While working at Ground Zero, Megan started Live From the WTC, a blog focused on economics, business, and cooking. She may or may not have been the first major economics blogger, depending on whether we are allowed to throw outlying variables such as Brad Delong out of the set. From there it was but a few steps down the slippery slope to freelance journalism. She has worked in various capacities for The Economist, where she wrote about economics and oversaw the founding of Free Exchange, the magazine's economics blog. She has also maintained her own blog, Asymmetrical Information, which moved to The Atlantic, along with its owner, in August 2007.

Megan holds a bachelor's degree in English literature from the University of Pennsylvania and an M.B.A. from the University of Chicago. After a lifetime as a New Yorker, she now resides in northwest Washington, D.C., where she is still trying to figure out what one does with an apartment larger than 400 square feet.

The economics of despair

By Megan McArdle
Aug 29 2007, 6:14 PM ET Comment

This is the second piece that I've read on Charles Karelis' new book, The Persistence of Poverty. Steven Pearlstein describes it thus:

The reason the poor are poor is that they are more likely to not finish school, not work, not save, and get hooked on drugs and alcohol and run afoul of the law.

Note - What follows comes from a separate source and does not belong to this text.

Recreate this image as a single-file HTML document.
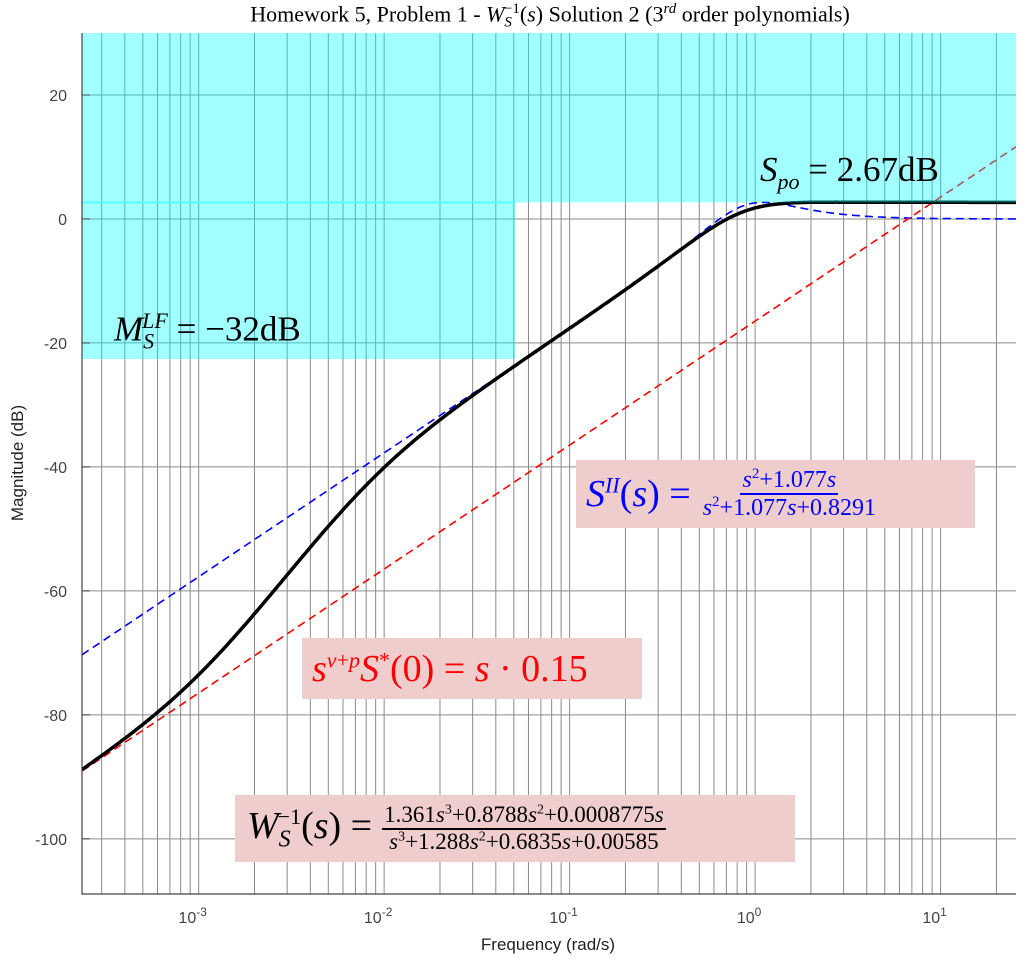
<!DOCTYPE html>
<html><head><meta charset="utf-8">
<style>
body{margin:0;background:#fff;width:1032px;height:970px;overflow:hidden;position:relative;font-family:"Liberation Serif",serif}
.box{position:absolute;background:#f0cdcd;display:flex;align-items:center;white-space:nowrap}
.frac{display:inline-flex;flex-direction:column;align-items:center;vertical-align:middle;margin-left:10px}
.frac .n{border-bottom:2px solid currentColor;padding:0 2px;line-height:1.05}
.frac .d{line-height:1.05;padding:0 2px}
i{font-style:italic}
.lab{position:absolute;white-space:nowrap}
</style></head><body>
<svg id="chart" width="1032" height="970" style="position:absolute;left:0;top:0"></svg>

<div class="box" style="left:576px;top:460px;width:399px;height:68px;color:#0000ff;font-size:38px;padding-left:10px;box-sizing:border-box">
<span><i>S</i><sup style="font-size:22px"><i>II</i></sup>(<i>s</i>) =</span>
<span class="frac" style="font-size:24px"><span class="n"><i>s</i><sup style="font-size:15px">2</sup>+1.077<i>s</i></span><span class="d"><i>s</i><sup style="font-size:15px">2</sup>+1.077<i>s</i>+0.8291</span></span>
</div>

<div class="box" style="left:302px;top:638px;width:340px;height:61px;color:#ff0000;font-size:38px;padding-left:10px;box-sizing:border-box">
<span><i>s</i><sup style="font-size:22px"><i>ν</i>+<i>p</i></sup><i>S</i><sup style="font-size:22px">*</sup>(0) = <i>s</i> · 0.15</span>
</div>

<div class="box" style="left:235px;top:795px;width:560px;height:67px;color:#000;font-size:38px;padding-left:12px;box-sizing:border-box">
<span><i>W</i><sub style="font-size:24px"><i>S</i></sub><sup style="font-size:22px;margin-left:-13px">−1</sup>(<i>s</i>) =</span>
<span class="frac" style="font-size:23px"><span class="n">1.361<i>s</i><sup style="font-size:14px">3</sup>+0.8788<i>s</i><sup style="font-size:14px">2</sup>+0.0008775<i>s</i></span><span class="d"><i>s</i><sup style="font-size:14px">3</sup>+1.288<i>s</i><sup style="font-size:14px">2</sup>+0.6835<i>s</i>+0.00585</span></span>
</div>

<div class="lab" style="left:114px;top:308px;font-size:35px"><i>M</i><sub style="font-size:22px"><i>S</i></sub><sup style="font-size:22px;margin-left:-12px"><i>LF</i></sup> = −32dB</div>
<div class="lab" style="left:760px;top:150px;font-size:35px"><i>S</i><sub style="font-size:22px"><i>po</i></sub> = 2.67dB</div>
<div class="lab" style="left:0;width:1100px;text-align:center;top:1px;font-size:22px">Homework 5, Problem 1 - <i>W</i><sub style="font-size:15px"><i>S</i></sub><sup style="font-size:15px;margin-left:-8px">−1</sup>(<i>s</i>) Solution 2 (3<sup style="font-size:15px"><i>rd</i></sup> order polynomials)</div>

<script>
const xDecades=[-3,-2,-1,0,1];
const yTicks=[20,0,-20,-40,-60,-80,-100];
const wsNum=[1.361,0.8788,0.0008775,0];
const wsDen=[1,1.288,0.6835,0.00585];
const siiNum=[1,1.077,0];
const siiDen=[1,1.077,0.8291];
const lfGain=[0.15];
const spoDb=[2.67];
const mlfDb=[-22.6];
const mlfFreq=[0.0508];

const L=82,R=1016,T=33,B=894;
const xMin=Math.log10(2.35e-4),xMax=Math.log10(25.5),yMin=-108.9,yMax=30;
const X=w=>L+(Math.log10(w)-xMin)/(xMax-xMin)*(R-L);
const Y=d=>B-(d-yMin)/(yMax-yMin)*(B-T);
const svg=document.getElementById('chart');
const NS='http://www.w3.org/2000/svg';
function mk(t,a,p){const e=document.createElementNS(NS,t);for(const k in a)e.setAttribute(k,a[k]);(p||svg).appendChild(e);return e;}
function mag(num,den,w){
  function ev(c){let re=0,im=0;const n=c.length-1;c.forEach((v,i)=>{const p=n-i;const m=Math.pow(w,p);const r=p%4;
    if(r==0)re+=v*m;else if(r==1)im+=v*m;else if(r==2)re-=v*m;else im-=v*m;});return Math.hypot(re,im);}
  return 20*Math.log10(ev(num)/ev(den));
}
for(let d=-4;d<=1;d++)for(let k=1;k<=9;k++){const w=k*Math.pow(10,d);const x=X(w);if(x<L||x>R)continue;
  const g=mk('line',{x1:x,x2:x,y1:T,y2:B,stroke:'#8a8a8a','stroke-width':1});
  }
yTicks.forEach(v=>{const y=Y(v);const g=mk('line',{x1:L,x2:R,y1:y,y2:y,stroke:'#8a8a8a','stroke-width':1});
  
  const t=mk('text',{x:67,y:y+6,'text-anchor':'end','font-size':16,fill:'#444','font-family':'Liberation Sans, sans-serif'});t.textContent=v;
  });
xDecades.forEach(d=>{const x=X(Math.pow(10,d));const t=mk('text',{x:x-6,y:923,'text-anchor':'middle','font-size':16,fill:'#444','font-family':'Liberation Sans, sans-serif'});
  t.innerHTML='10<tspan dy="-7" font-size="12">'+d+'</tspan>';
  });
const clip=mk('clipPath',{id:'cp'});mk('rect',{x:L,y:T,width:R-L,height:B-T},clip);
const g=mk('g',{'clip-path':'url(#cp)'});
function curveG(f,attrs,name){let d='';const N=600;for(let i=0;i<=N;i++){const lw=xMin+(xMax-xMin)*i/N;const w=Math.pow(10,lw);
  d+=(i?'L':'M')+X(w).toFixed(1)+','+Y(f(w)).toFixed(1);}
  const p=mk('path',Object.assign({d:d,fill:'none'},attrs),g);}
curveG(w=>mag(siiNum,siiDen,w),{stroke:'#0000ff','stroke-width':1.6,'stroke-dasharray':'8,5'},'sii-curve');
curveG(w=>20*Math.log10(lfGain[0]*w),{stroke:'#ff0000','stroke-width':1.6,'stroke-dasharray':'8,5'},'low-freq-asymptote');
curveG(w=>mag(wsNum,wsDen,w),{stroke:'#000','stroke-width':3.5},'ws-inverse-curve');
const yS=Y(spoDb[0]),yM=Y(mlfDb[0]),xM=X(mlfFreq[0]);
const c1=mk('rect',{x:L,y:T,width:R-L,height:yS-T,fill:'#00ffff','fill-opacity':0.37});

const c2=mk('rect',{x:L,y:yS,width:xM-L,height:yM-yS,fill:'#00ffff','fill-opacity':0.37});

mk('line',{x1:L,x2:xM,y1:yS,y2:yS,stroke:'#5ff','stroke-width':2});
const ax=mk('path',{d:`M${L},${T}L${L},${B}L${R},${B}`,fill:'none',stroke:'#444','stroke-width':1.2});

for(const v of yTicks){mk('line',{x1:L,x2:L+8,y1:Y(v),y2:Y(v),stroke:'#444'});}
const xl=mk('text',{x:548,y:950,'text-anchor':'middle','font-size':17,fill:'#222','font-family':'Liberation Sans, sans-serif'});xl.textContent='Frequency  (rad/s)';

const yl=mk('text',{x:0,y:0,'text-anchor':'middle','font-size':17,fill:'#222','font-family':'Liberation Sans, sans-serif',transform:'translate(23,463) rotate(-90)'});yl.textContent='Magnitude (dB)';

</script>
</body></html>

Liberals tend to blame it on history (slavery) or lack of opportunity (poor schools, discrimination), while conservatives blame government (welfare) and personal failings (lack of discipline), but both sides agree that these behaviors are so contrary to self-interest that they must be irrational.

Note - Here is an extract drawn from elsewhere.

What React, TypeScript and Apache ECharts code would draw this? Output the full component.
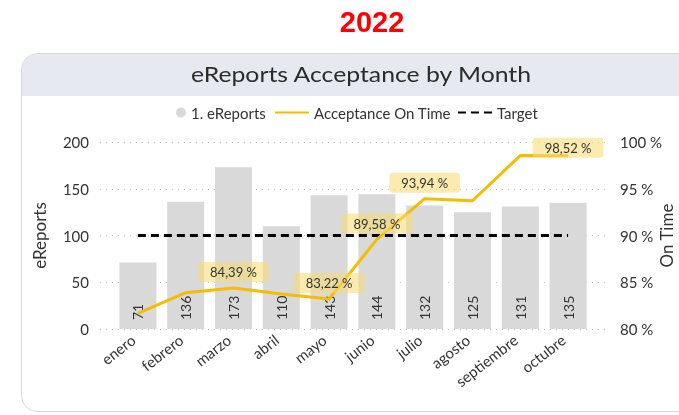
import React, { useEffect, useRef } from "react";
import * as echarts from "echarts";

const months = ["enero", "febrero", "marzo", "abril", "mayo", "junio", "julio", "agosto", "septiembre", "octubre"];
const eReports = [71, 136, 173, 110, 143, 144, 132, 125, 131, 135];
const acceptance = [81.68, 83.88, 84.39, 83.74, 83.22, 89.58, 93.94, 93.72, 98.55, 98.52];
const labelledPoints = [false, false, true, false, true, true, true, false, false, true];
const target = [90, 90, 90, 90, 90, 90, 90, 90, 90, 90];
const leftTicks = { min: 0, max: 200, interval: 50 };
const rightTicks = { min: 80, max: 100, interval: 5 };

const FONT = "Lato, 'Noto Sans', sans-serif";
const fmtPct = (v: number) => v.toFixed(2).replace(".", ",") + " %";

const W = 720;
const H = 415;

export default function App() {
  const ref = useRef<HTMLDivElement>(null);
  useEffect(() => {
    if (!ref.current) return;
    const chart = echarts.init(ref.current, undefined, { renderer: "svg" });
    const gridTop = 142;
    const gridBottom = H - 329;
    const legendText = { color: "#333", fontSize: 15, fontFamily: FONT };
    chart.setOption({
      animation: false,
      textStyle: { fontFamily: FONT },
      graphic: {
        elements: [
          {
            type: "rect",
            z: -10,
            shape: { x: 21.5, y: 53.5, width: 690, height: 358, r: 16 },
            style: { fill: "#ffffff", stroke: "#d3d7dd", lineWidth: 1 },
          },
          {
            type: "rect",
            z: -9,
            shape: { x: 22, y: 54, width: 689, height: 42, r: [15.5, 15.5, 0, 0] },
            style: { fill: "#e6eaf0" },
          },
          {
            type: "text",
            z: 10,
            x: 372,
            y: 22,
            style: {
              text: "2022",
              fill: "#ff0000",
              font: "bold 29px 'Liberation Sans', Arial, sans-serif",
              textAlign: "center",
              textVerticalAlign: "middle",
            },
          },
          {
            type: "text",
            z: 10,
            x: 361,
            y: 74,
            scaleX: 1.18,
            style: {
              text: "eReports Acceptance by Month",
              fill: "#2b2b2b",
              font: "21px Lato, sans-serif",
              textAlign: "center",
              textVerticalAlign: "middle",
            },
          },
        ],
      },
      legend: [
        {
          top: 105,
          left: 176,
          itemWidth: 10,
          itemHeight: 10,
          itemGap: 10,
          textStyle: legendText,
          padding: 0,
          data: [{ name: "1. eReports", icon: "circle", itemStyle: { color: "#d9d9d9" } }],
        },
        {
          top: 105,
          left: 274,
          itemWidth: 34,
          itemHeight: 12,
          itemGap: 6,
          textStyle: legendText,
          padding: 0,
          data: [
            { name: "Acceptance On Time", itemStyle: { opacity: 0 } },
            { name: "Target", itemStyle: { opacity: 0 } },
          ],
        },
      ],
      grid: [
        { left: 100, right: W - 605, top: gridTop, bottom: gridBottom, outerBoundsMode: "none" },
        { left: 114, right: W - 592, top: gridTop, bottom: gridBottom, outerBoundsMode: "none" },
      ],
      xAxis: [
        { type: "value", gridIndex: 0, min: 0, max: 1, show: false },
        {
          type: "category",
          gridIndex: 1,
          data: months,
          axisLine: { show: false },
          axisTick: { show: false },
          axisLabel: {
            rotate: 38,
            color: "#333",
            fontSize: 15,
            margin: 5,
            padding: [0, 6, 0, 0],
            fontFamily: FONT,
            interval: 0,
          },
        },
      ],
      yAxis: [
        {
          type: "value",
          gridIndex: 0,
          ...leftTicks,
          name: "eReports",
          nameLocation: "middle",
          nameGap: 52,
          nameTextStyle: { color: "#333", fontSize: 17, fontFamily: FONT },
          axisLine: { show: false },
          axisTick: { show: false },
          axisLabel: { color: "#333", fontSize: 15, margin: 11, fontFamily: FONT },
          splitLine: { lineStyle: { color: "#c4c4c4", type: [1, 5], width: 1 } },
        },
        {
          type: "value",
          gridIndex: 0,
          position: "right",
          ...rightTicks,
          name: "On Time",
          nameLocation: "middle",
          nameGap: 53,
          nameMoveOverlap: false,
          nameTextStyle: { color: "#333", fontSize: 17, fontFamily: FONT },
          axisLine: { show: false },
          axisTick: { show: false },
          axisLabel: {
            color: "#333",
            fontSize: 15,
            margin: 15,
            fontFamily: FONT,
            formatter: (v: number) => v + " %",
          },
          splitLine: { show: false },
        },
        { type: "value", gridIndex: 1, ...leftTicks, show: false, splitLine: { show: false } },
        { type: "value", gridIndex: 1, ...rightTicks, show: false, splitLine: { show: false } },
      ],
      series: [
        {
          name: "1. eReports",
          type: "bar",
          xAxisIndex: 1,
          yAxisIndex: 2,
          data: eReports,
          barWidth: 37,
          itemStyle: { color: "#d9d9d9" },
          label: {
            show: true,
            position: "insideBottom",
            rotate: 90,
            align: "left",
            verticalAlign: "middle",
            distance: 9,
            color: "#333",
            fontSize: 14,
            fontFamily: FONT,
          },
          z: 2,
        },
        {
          name: "Target",
          type: "line",
          xAxisIndex: 1,
          yAxisIndex: 3,
          data: target,
          symbol: "none",
          lineStyle: { color: "#000000", width: 3, type: [8, 5] },
          itemStyle: { color: "#000000" },
          z: 3,
        },
        {
          name: "Acceptance On Time",
          type: "line",
          xAxisIndex: 1,
          yAxisIndex: 3,
          symbol: "circle",
          symbolSize: 0,
          showSymbol: true,
          lineStyle: { color: "#f5bc00", width: 3 },
          itemStyle: { color: "#f5bc00" },
          z: 4,
          data: acceptance.map((v, i) => {
            const isLast = i === acceptance.length - 1;
            return {
              value: v,
              label: labelledPoints[i]
                ? isLast
                  ? { show: true, position: "inside", offset: [0, -8] }
                  : { show: true, position: "top", distance: 6 }
                : { show: false },
            };
          }),
          label: {
            formatter: (p: any) => fmtPct(p.value),
            color: "#333",
            fontSize: 13,
            fontFamily: FONT,
            backgroundColor: "rgba(248, 218, 110, 0.55)",
            padding: [4, 12, 3, 12],
            borderRadius: 4,
          },
        },
      ],
    });
    return () => chart.dispose();
  }, []);
  return <div ref={ref} style={{ position: "fixed", left: 0, top: 0, width: W, height: H }} />;
}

After all, the reason we study, work, save and generally behave ourselves is that these behaviors allow us to earn more money, and more money will improve our lives. And, by logic, that must be particularly true of the poor, for whom each extra dollar to be earned or saved for a rainy day is surely more valuable than it is for, say, Bill Gates.

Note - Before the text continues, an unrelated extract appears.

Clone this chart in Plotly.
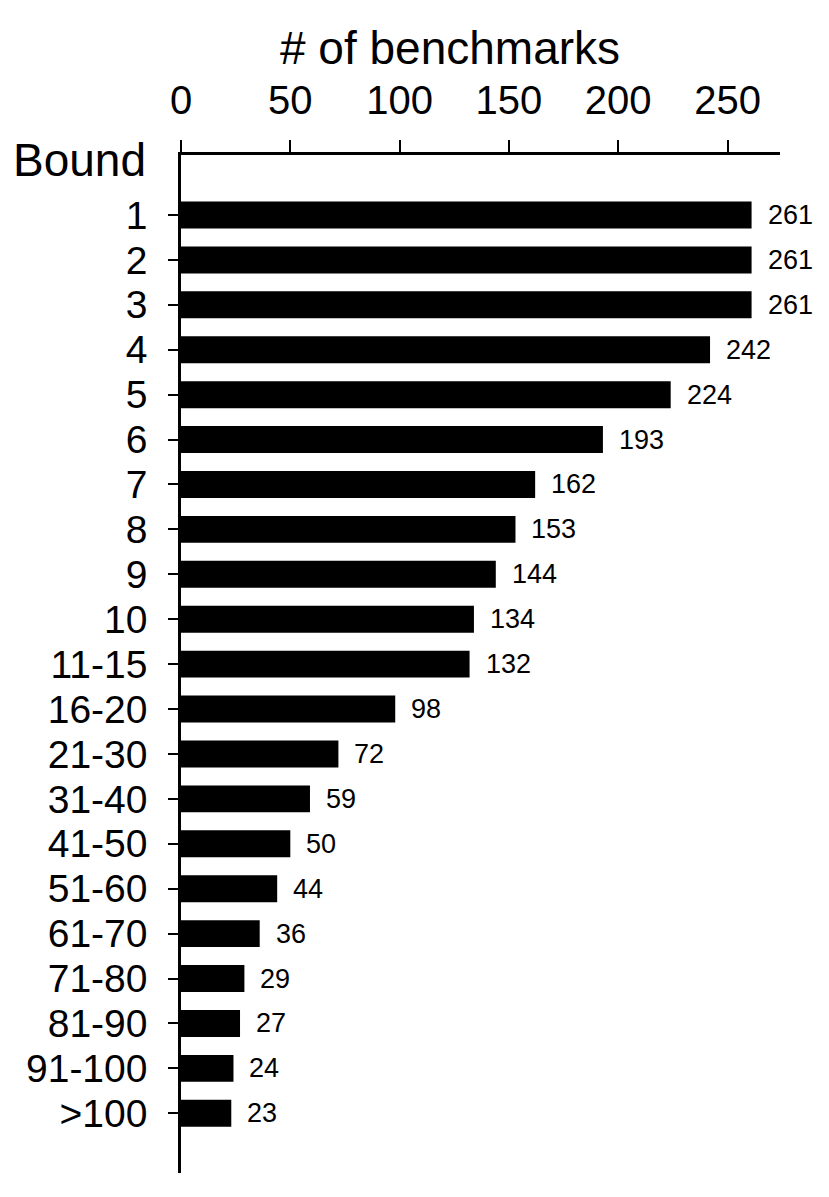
import plotly.graph_objects as go

bounds = ["1", "2", "3", "4", "5", "6", "7", "8", "9", "10", "11-15", "16-20",
          "21-30", "31-40", "41-50", "51-60", "61-70", "71-80", "81-90", "91-100", "&gt;100"]
counts = [261, 261, 261, 242, 224, 193, 162, 153, 144, 134, 132, 98,
          72, 59, 50, 44, 36, 29, 27, 24, 23]
x_ticks = [0, 50, 100, 150, 200, 250]

FONT = "Liberation Sans"

fig = go.Figure()
fig.add_trace(go.Bar(
    x=counts, y=bounds, orientation="h",
    marker=dict(color="black", line=dict(width=0)),
    width=0.6,
))

for i, c in enumerate(counts):
    fig.add_annotation(x=c, y=i, xref="x", yref="y", text=str(c),
                       showarrow=False, xanchor="left", yanchor="middle",
                       xshift=14, font=dict(family=FONT, size=27, color="black"))

fig.add_annotation(x=-33 / 599, y=1 - 5 / 1018, xref="paper", yref="paper",
                   text="Bound", showarrow=False, xanchor="right", yanchor="middle",
                   font=dict(family=FONT, size=46, color="black"))
fig.add_annotation(x=(450 - 181) / 599, y=1 + (155 - 48) / 1018, xref="paper", yref="paper",
                   text="# of benchmarks", showarrow=False, xanchor="center", yanchor="middle",
                   font=dict(family=FONT, size=46, color="black"))

fig.update_layout(
    width=821, height=1189,
    margin=dict(l=173, r=49, t=147, b=24),
    plot_bgcolor="white", paper_bgcolor="white",
    showlegend=False,
    font=dict(family=FONT, color="black"),
    xaxis=dict(
        side="top", range=[0, 274], tickvals=x_ticks,
        ticks="outside", ticklen=12, tickwidth=2, tickcolor="black",
        showline=True, linewidth=2.5, linecolor="black",
        showgrid=False, zeroline=False, automargin=False,
        tickfont=dict(family=FONT, size=40, color="black"),
        ticklabelstandoff=10,
    ),
    yaxis=dict(
        type="category", categoryorder="array", categoryarray=bounds,
        tickmode="array", tickvals=bounds, ticktext=bounds,
        range=[21.33, -1.336],
        ticks="outside", ticklen=10, tickwidth=2, tickcolor="black",
        showline=True, linewidth=2.5, linecolor="black",
        showgrid=False, zeroline=False, automargin=False,
        tickfont=dict(family=FONT, size=39, color="black"),
        ticklabelstandoff=13,
    ),
)

fig.write_html("out.html")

In economics, this insight -- that the fifth ice cream sundae is less valuable than the first one -- is enshrined in the law of diminishing marginal utility.

But what if this iron law of economics is wrong? What if it doesn't apply at every point along the income scale? If you and everyone around you are desperately poor, maybe it's perfectly rational to think that an extra dollar or two won't make much of a difference in reducing your misery. Or that you won't be able to "study" your way out of the ghetto. Or that if you find a $100 bill on the street, maybe it's logical to blow it on one great night on the town rather than portion it out a dollar a day for 100 days.


Tyler Cowen's description is a little more pithy:

If your car has lots of scratches and dents, getting rid of just one doesn't help much either.


There's a lot of interesting literature on the bad incentives faced by the poor. They often have punitively high marginal tax rates, because of the lost benefits; they also face a high personal "tax" in the form of poor relatives and friends, since earning additional money makes it very likely that they will be tapped for loans and other forms of financial help. This already explains a lot of the behavior that Pearlstein describes, as do various sociological phenomena.

But I find this thesis intriguing. One way to think about it is that the poor face a lot of problems with threshold effects. If I need an apartment and a car, and I have the down payment for a Hyundai and a basement efficiency, each additional dollar improves my lot. If I need an apartment and a car, and I have $30, I might as well spend that $30 on dinner and a movie, because I'm going to end up on Mom's couch tonight either way. Once you reach the threshhold, it's easy to make a straight tradeoff between two forms of utility. But if it's going to take you nine months to save the cash you need, your choice right now becomes fun, or none.

Another way to think about it is that if you are living on the edge, this lowers, rather than raises, the returns to planning. If there's a 50% chance that an unforeseen expense will force you into bankruptcy, why not load up on some credit card debt and have fun while you can?

I'm not convinced . . . but I've added it to my Amazon queue.